◆ **AIM OF THE EXERCISE**
Taking the data below, please print only the lines from the line holding "Recreate this image" to the line holding "110000, 120000, 130000, 140000, 160000, 170000, 180000, 190000];", inclusive, with pictures omitted.

Data extracted from a collection:
[start]
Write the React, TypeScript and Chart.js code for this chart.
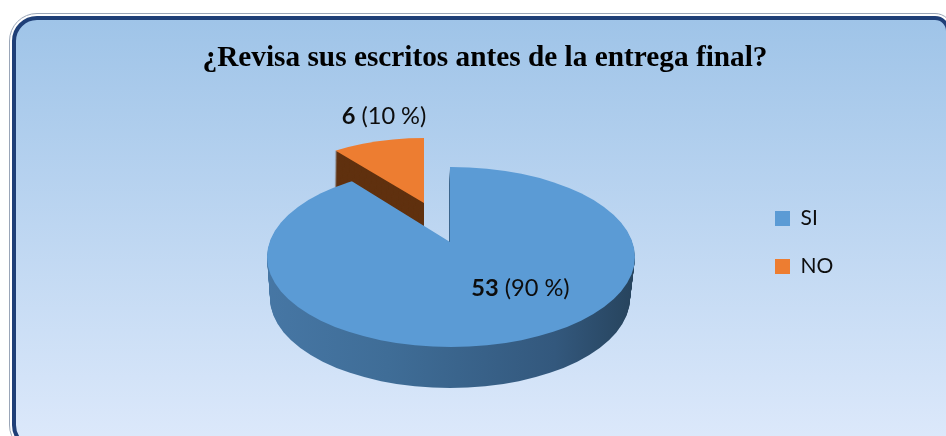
import React, { useEffect, useRef } from "react";
import { Chart, registerables } from "chart.js";

Chart.register(...registerables);

const titleText = "¿Revisa sus escritos antes de la entrega final?";
const categories = ["SI", "NO"];
const values = [53, 6];
const faceColors = ["#5b9bd5", "#ed7d31"];

const LABEL_FONT = "Lato";
const LABEL_SIZE = 23.6;

// Drawing settings for the tilted pie: wedge apex, visible rim ellipse, depth.
const tilt = [
  { apexX: 450, apexY: 242, cx: 451, cy: 257, rx: 184, ry: 90, squash: 0.46, depth: 41, endRx: 180, shiftX: -1 },
  { apexX: 424, apexY: 203, cx: 424.5, cy: 214, rx: 161, ry: 76, squash: 0.44, depth: 38, endRx: 159, shiftX: -1 },
];
const labelAnchors = [
  { x: 520.5, y: 288 },
  { x: 384, y: 116 },
];

function drawSlice(ctx: CanvasRenderingContext2D, arc: any, t: any, fill: any, d: number) {
  const f = t.depth ? d / t.depth : 0;
  const rx = t.rx + (t.endRx - t.rx) * f;
  const sx = t.shiftX * f;
  const k = 420 / arc.outerRadius;
  const ghost = Object.create(arc);
  ghost.options = { ...arc.options, backgroundColor: fill, borderWidth: 0 };
  ctx.save();
  ctx.beginPath();
  ctx.ellipse(t.cx + sx, t.cy + d, rx, t.ry, 0, 0, Math.PI * 2);
  ctx.clip();
  ctx.translate(t.apexX + sx, t.apexY + d);
  ctx.scale(k, k * t.squash);
  ctx.translate(-arc.x, -arc.y);
  arc.constructor.prototype.draw.call(ghost, ctx);
  ctx.restore();
}

function drawLabels(ctx: CanvasRenderingContext2D) {
  const total = values.reduce((a, b) => a + b, 0);
  ctx.save();
  ctx.fillStyle = "#0d0d0d";
  ctx.textBaseline = "middle";
  ctx.textAlign = "left";
  values.forEach((v, i) => {
    const bold = String(v);
    const rest = ` (${Math.round((v / total) * 100)} %)`;
    ctx.font = `bold ${LABEL_SIZE}px ${LABEL_FONT}`;
    const bw = ctx.measureText(bold).width;
    ctx.font = `${LABEL_SIZE}px ${LABEL_FONT}`;
    const rw = ctx.measureText(rest).width;
    const x = labelAnchors[i].x - (bw + rw) / 2;
    ctx.font = `bold ${LABEL_SIZE}px ${LABEL_FONT}`;
    ctx.fillText(bold, x, labelAnchors[i].y);
    ctx.font = `${LABEL_SIZE}px ${LABEL_FONT}`;
    ctx.fillText(rest, x + bw, labelAnchors[i].y);
  });
  ctx.restore();
}

const tiltedPie = {
  id: "tiltedPie",
  afterLayout(chart: any) {
    const legend = chart.legend;
    const w = legend.width;
    legend.left = 748;
    legend.right = 748 + w;
    const h = legend.height;
    legend.top = 181;
    legend.bottom = 181 + h;
    const title = chart.titleBlock;
    title.left = 24;
    title.right = 946;
  },
  beforeDatasetsDraw(chart: any) {
    const ctx: CanvasRenderingContext2D = chart.ctx;
    const arcs = chart.getDatasetMeta(0).data;
    const wallBlue = ctx.createLinearGradient(267, 0, 635, 0);
    wallBlue.addColorStop(0, "#5286ba");
    wallBlue.addColorStop(0.36, "#3f6d97");
    wallBlue.addColorStop(0.55, "#33587d");
    wallBlue.addColorStop(0.66, "#243f56");
    wallBlue.addColorStop(1, "#233d54");
    const walls = [wallBlue, "#60310f"];
    // The smaller, pulled-out slice sits behind the large one.
    [1, 0].forEach((i) => {
      const t = tilt[i];
      for (let d = t.depth; d >= 1; d--) drawSlice(ctx, arcs[i], t, walls[i], d);
      drawSlice(ctx, arcs[i], t, faceColors[i], 0);
    });
    drawLabels(ctx);
    return false;
  },
};

export default function App() {
  const ref = useRef<HTMLCanvasElement>(null);
  useEffect(() => {
    const chart = new Chart(ref.current!, {
      type: "pie",
      data: {
        labels: categories,
        datasets: [{ data: values, backgroundColor: faceColors, borderWidth: 0 }],
      },
      options: {
        responsive: false,
        animation: false,
        layout: { padding: 0 },
        plugins: {
          title: {
            display: true,
            text: titleText,
            color: "#000000",
            font: { family: "Liberation Serif", size: 29.3, weight: "bold" },
            padding: { top: 41, bottom: 8 },
          },
          legend: {
            position: "right",
            align: "start",
            labels: {
              boxWidth: 15,
              boxHeight: 15,
              padding: 27,
              color: "#0d0d0d",
              font: { family: LABEL_FONT, size: 21 },
            },
          },
          tooltip: { enabled: false },
        },
      } as any,
      plugins: [tiltedPie],
    });
    return () => chart.destroy();
  }, []);

  return (
    <div style={{ position: "fixed", left: 0, top: 0, width: 946, height: 436, overflow: "hidden", background: "#fff" }}>
      <div
        style={{
          position: "absolute",
          left: 9,
          top: 13,
          width: 944,
          height: 440,
          boxSizing: "border-box",
          border: "1px solid #9aa6b8",
          padding: 2,
          background: "#fff",
          borderRadius: "28px 18px 0 28px",
        }}
      >
        <div
          style={{
            width: "100%",
            height: "100%",
            boxSizing: "border-box",
            border: "4px solid #1f3f77",
            borderRadius: "25px 15px 0 25px",
            background: "linear-gradient(180deg, #9fc4e8 0%, #dde9fb 100%)",
          }}
        />
      </div>
      <canvas ref={ref} width={946} height={436} style={{ position: "absolute", left: 0, top: 0 }} />
    </div>
  );
}
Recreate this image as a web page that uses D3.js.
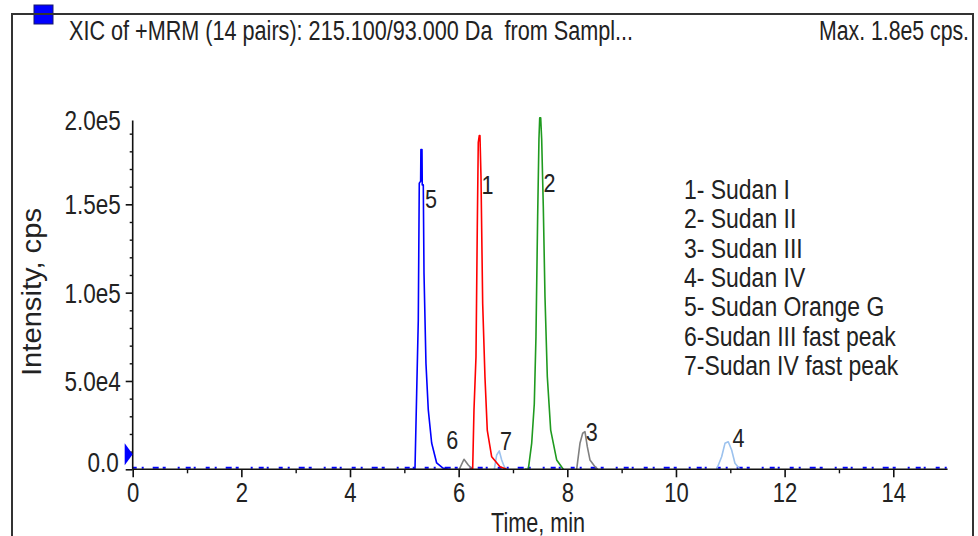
<!DOCTYPE html>
<html>
<head>
<meta charset="utf-8">
<script src="https://cdn.jsdelivr.net/npm/d3@7"></script>
<style>
  html, body { margin: 0; padding: 0; background: #fff; }
  svg { display: block; }
  text { font-family: "Liberation Sans", Arial, sans-serif; fill: #222; white-space: pre; }
</style>
</head>
<body>
<svg id="chart" width="978" height="536"></svg>
<script>
// ---------- data ----------
const xTicks = [0, 2, 4, 6, 8, 10, 12, 14];
const xMinorTicks = [1, 3, 5, 7, 9, 11, 13];
const yTicks = [0, 50000, 100000, 150000, 200000];
const yTickLabels = ["0.0", "5.0e4", "1.0e5", "1.5e5", "2.0e5"];
const yMinorTicks = [10000, 20000, 30000, 40000, 60000, 70000, 80000, 90000,
  110000, 120000, 130000, 140000, 160000, 170000, 180000, 190000];

// [time (min), intensity (cps)]
const trace5 = [[5.10,0],[5.196,0],[5.227,43000],[5.257,84500],[5.275,162000],[5.300,163000],[5.305,181000],[5.325,181000],[5.330,161000],[5.349,161000],[5.362,111000],[5.398,60000],[5.441,33600],[5.503,14900],[5.595,3600],[5.711,700],[5.80,0]];
const trace1 = [[6.20,0],[6.258,0],[6.282,33600],[6.319,63700],[6.343,137000],[6.361,185000],[6.380,189000],[6.392,189000],[6.411,165600],[6.442,94000],[6.484,52400],[6.527,22000],[6.608,7100],[6.761,1500],[6.884,0]];
const trace2 = [[7.22,0],[7.282,0],[7.344,14700],[7.392,37000],[7.423,75000],[7.454,143000],[7.478,187000],[7.492,199000],[7.510,199000],[7.528,187000],[7.558,148600],[7.589,97700],[7.632,52400],[7.694,22200],[7.804,5300],[7.926,0]];
const trace3 = [[8.172,0],[8.233,14700],[8.283,20400],[8.325,21300],[8.368,12800],[8.417,5300],[8.510,1500],[8.56,0]];
const trace4 = [[10.749,0],[10.841,7100],[10.902,14700],[10.963,15600],[11.025,10900],[11.086,3400],[11.178,0]];
const trace6 = [[6.011,0],[6.098,5700],[6.177,2400],[6.221,1000],[6.25,0]];
const trace7 = [[6.656,0],[6.700,8100],[6.748,10400],[6.792,5300],[6.834,1900],[6.87,0]];

const peakLabels = ["5", "1", "2", "3", "4", "6", "7"];
const peakLabelTimes = [5.49, 6.53, 7.67, 8.45, 11.15, 5.88, 6.87];
const peakLabelValues = [153000, 161000, 162000, 21000, 18000, 16500, 16000];

const legendItems = ["1- Sudan I", "2- Sudan II", "3- Sudan III", "4- Sudan IV",
  "5- Sudan Orange G", "6-Sudan III fast peak", "7-Sudan IV fast peak"];

const titleText = "XIC of +MRM (14 pairs): 215.100/93.000 Da  from Sampl...";
const maxText = "Max. 1.8e5 cps.";

// ---------- drawing ----------
const svg = d3.select("#chart");
const x = d3.scaleLinear().domain([0, 15]).range([132.7, 947.6]);
const y = d3.scaleLinear().domain([0, 200000]).range([469.3, 116]);

function squeeze(sel, factor) {
  sel.each(function () {
    const L = this.getComputedTextLength();
    this.setAttribute("textLength", (L * factor).toFixed(1));
    this.setAttribute("lengthAdjust", "spacingAndGlyphs");
  });
}

// header
svg.append("rect").attr("x", 34).attr("y", 5).attr("width", 19).attr("height", 19)
  .attr("fill", "#0000ff").attr("stroke", "#1a1a6a").attr("stroke-width", 1);
svg.append("text").attr("x", 69).attr("y", 40).attr("font-size", 27).text(titleText)
  .attr("textLength", 564).attr("lengthAdjust", "spacingAndGlyphs");
svg.append("text").attr("x", 819).attr("y", 40).attr("font-size", 27).text(maxText)
  .attr("textLength", 150).attr("lengthAdjust", "spacingAndGlyphs");

// baseline noise (blue trace near zero)
svg.append("line").attr("x1", x(0)).attr("x2", x(15)).attr("y1", y(900)).attr("y2", y(900))
  .attr("stroke", "#0000ff").attr("stroke-width", 2)
  .attr("stroke-dasharray", "4 5 2 9 6 4 3 12 2 6 5 3 2 10");

// traces
const line = d3.line().x(d => x(d[0])).y(d => y(d[1]));
const traces = [
  [trace6, "#808080"], [trace3, "#808080"], [trace7, "#9cc2ee"], [trace4, "#9cc2ee"],
  [trace2, "#1f9a1f"], [trace1, "#ff0000"], [trace5, "#0000ff"]
];
traces.forEach(([data, color]) => {
  svg.append("path").datum(data).attr("d", line)
    .attr("fill", "none").attr("stroke", color).attr("stroke-width", 1.6)
    .attr("stroke-linejoin", "round");
});

// axes
const axisColor = "#111";
const gx = svg.append("g").attr("transform", `translate(0,${y(0)})`);
gx.call(d3.axisBottom(x).tickValues(xTicks).tickSize(8).tickSizeOuter(0).tickFormat(d3.format("d")));
gx.select(".domain").remove();
gx.append("line").attr("x1", x(0)).attr("x2", x(15)).attr("stroke", axisColor).attr("stroke-width", 1.6);
gx.selectAll(".tick line").attr("stroke", axisColor).attr("stroke-width", 1.6);
gx.selectAll(".tick text").attr("y", 33).attr("dy", null).attr("font-size", 27)
  .attr("font-family", '"Liberation Sans", Arial, sans-serif').attr("fill", "#222")
  .call(squeeze, 0.815);
const gxm = svg.append("g").attr("transform", `translate(0,${y(0)})`);
gxm.call(d3.axisBottom(x).tickValues(xMinorTicks).tickSize(4).tickFormat(""));
gxm.select(".domain").remove();
gxm.selectAll(".tick line").attr("stroke", axisColor).attr("stroke-width", 1.4);

const gy = svg.append("g").attr("transform", `translate(${x(0)},0)`);
gy.call(d3.axisLeft(y).tickValues(yTicks).tickSize(7).tickSizeOuter(0)
  .tickFormat((d, i) => yTickLabels[i]));
gy.select(".domain").remove();
gy.append("line").attr("y1", y(0)).attr("y2", y(197500)).attr("stroke", axisColor).attr("stroke-width", 1.6);
gy.selectAll(".tick line").attr("stroke", axisColor).attr("stroke-width", 1.6);
gy.selectAll(".tick text").attr("x", -12).attr("dy", "0.35em").attr("font-size", 27)
  .attr("font-family", '"Liberation Sans", Arial, sans-serif').attr("fill", "#222")
  .attr("transform", d => d === 0 ? "translate(-2,-7)" : (d === 200000 ? "translate(0,4)" : null))
  .call(squeeze, 0.833);
gy.selectAll(".tick").filter(d => d === 200000).select("line").remove();
const gym = svg.append("g").attr("transform", `translate(${x(0)},0)`);
gym.call(d3.axisLeft(y).tickValues(yMinorTicks).tickSize(3).tickFormat(""));
gym.select(".domain").remove();
gym.selectAll(".tick line").attr("stroke", axisColor).attr("stroke-width", 1.4);

// start marker at y-axis
svg.append("path")
  .attr("d", `M${x(0) - 8},${y(0) - 26} L${x(0) - 8},${y(0) - 4} L${x(0)},${y(0) - 15} Z`)
  .attr("fill", "#0000ff");

// axis titles
svg.append("text").attr("x", 538).attr("y", 532).attr("text-anchor", "middle")
  .attr("font-size", 27).text("Time, min")
  .attr("textLength", 94).attr("lengthAdjust", "spacingAndGlyphs");
svg.append("text").attr("transform", "translate(41,292) rotate(-90)")
  .attr("text-anchor", "middle").attr("font-size", 27).text("Intensity, cps")
  .attr("textLength", 168).attr("lengthAdjust", "spacingAndGlyphs");

// peak labels
svg.append("g").selectAll("text").data(peakLabels).join("text")
  .attr("x", (d, i) => x(peakLabelTimes[i]))
  .attr("y", (d, i) => y(peakLabelValues[i]))
  .attr("text-anchor", "middle").attr("dy", "0.35em").attr("font-size", 26)
  .text(d => d).call(squeeze, 0.83);

// legend
svg.append("g").selectAll("text").data(legendItems).join("text")
  .attr("x", 684).attr("y", (d, i) => 199 + i * 29.3)
  .attr("font-size", 27).text(d => d).call(squeeze, 0.85);

// frame
svg.append("rect").attr("x", 12).attr("y", 14).attr("width", 961).attr("height", 540)
  .attr("fill", "none").attr("stroke", "#333").attr("stroke-width", 2);
</script>
</body>
</html>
[end]
◆ **OUTPUT FOR THIS TASK**
Recreate this image as a web page that uses D3.js.
<!DOCTYPE html>
<html>
<head>
<meta charset="utf-8">
<script src="https://cdn.jsdelivr.net/npm/d3@7"></script>
<style>
  html, body { margin: 0; padding: 0; background: #fff; }
  svg { display: block; }
  text { font-family: "Liberation Sans", Arial, sans-serif; fill: #222; white-space: pre; }
</style>
</head>
<body>
<svg id="chart" width="978" height="536"></svg>
<script>
// ---------- data ----------
const xTicks = [0, 2, 4, 6, 8, 10, 12, 14];
const xMinorTicks = [1, 3, 5, 7, 9, 11, 13];
const yTicks = [0, 50000, 100000, 150000, 200000];
const yTickLabels = ["0.0", "5.0e4", "1.0e5", "1.5e5", "2.0e5"];
const yMinorTicks = [10000, 20000, 30000, 40000, 60000, 70000, 80000, 90000,
  110000, 120000, 130000, 140000, 160000, 170000, 180000, 190000];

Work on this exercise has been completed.